# Lost?



## Ron in Illinois

I just moved to Knob Noster, MO. Looking for a local chapter
to join. Am near Sedalia, Warrensburg, and one hour from
Kansas City. At present my lathe and tools are somewhere in storage---
having withdrawal.
Thanks
Ron


----------



## MerleE

I am fairly new here as well, located near Warrensburg... From what I could gather there used to be a chapter in SW MO but even that one has been sorta abandoned! 

Would love to meet up and compare notes, but be warned I am just a newbie, and not very advanced... I do have a hobby laser engraver so if you need something small done, I would be glad to offer my limited abilities ;-)


----------



## randywa

" From what I could gather there used to be a chapter in SW MO but even that one has been sorta abandoned! "

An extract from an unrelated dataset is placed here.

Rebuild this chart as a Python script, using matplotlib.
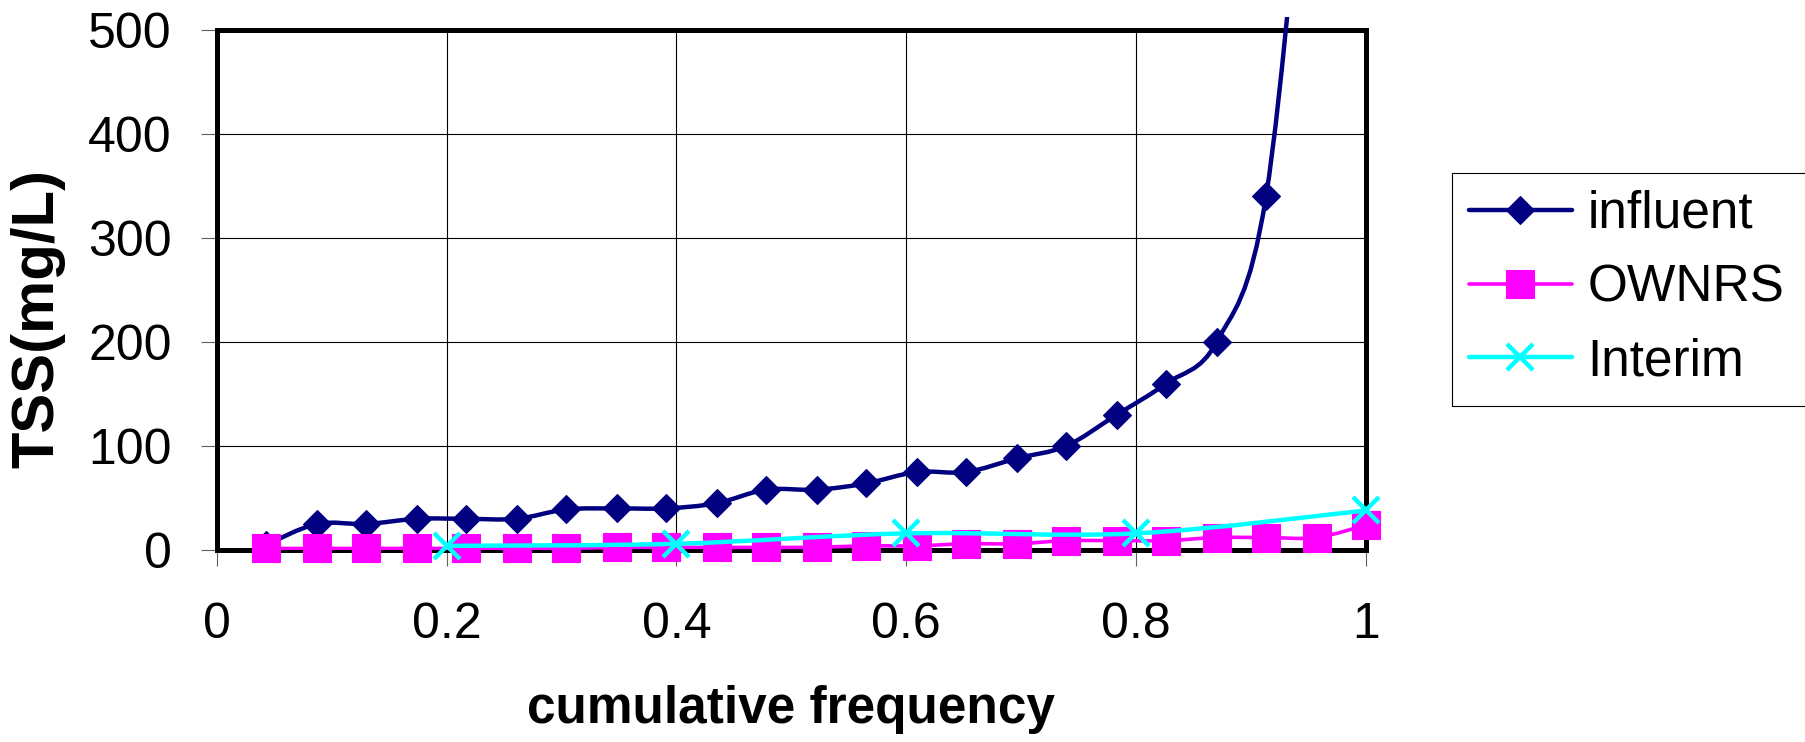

Our chapter hasn't been abandoned, our leader was kidnapped and taken to Arkansas. I've been in contact with a few other survivors about trying to get together. Maybe we can gather up enough strays to have a meet. We need to find someone with enough character flaws to take charge of us.


----------



## MerleE

randywa said:


> " From what I could gather there used to be a chapter in SW MO but even that one has been sorta abandoned! "
> 
> Our chapter hasn't been abandoned, our leader was kidnapped and taken to Arkansas. I've been in contact with a few other survivors about trying to get together. Maybe we can gather up enough strays to have a meet. We need to find someone with enough character flaws to take charge of us.



Oops, wrong wording there! ;-) But yeah, if you get something together, let me know, I may not be able to make it (family business is real busy right now) but  I would sure try...


----------



## hippi

I want to find one to in and around Grandview Mo.  I guess we all get together say in Blue Springs Mo. and get one going


----------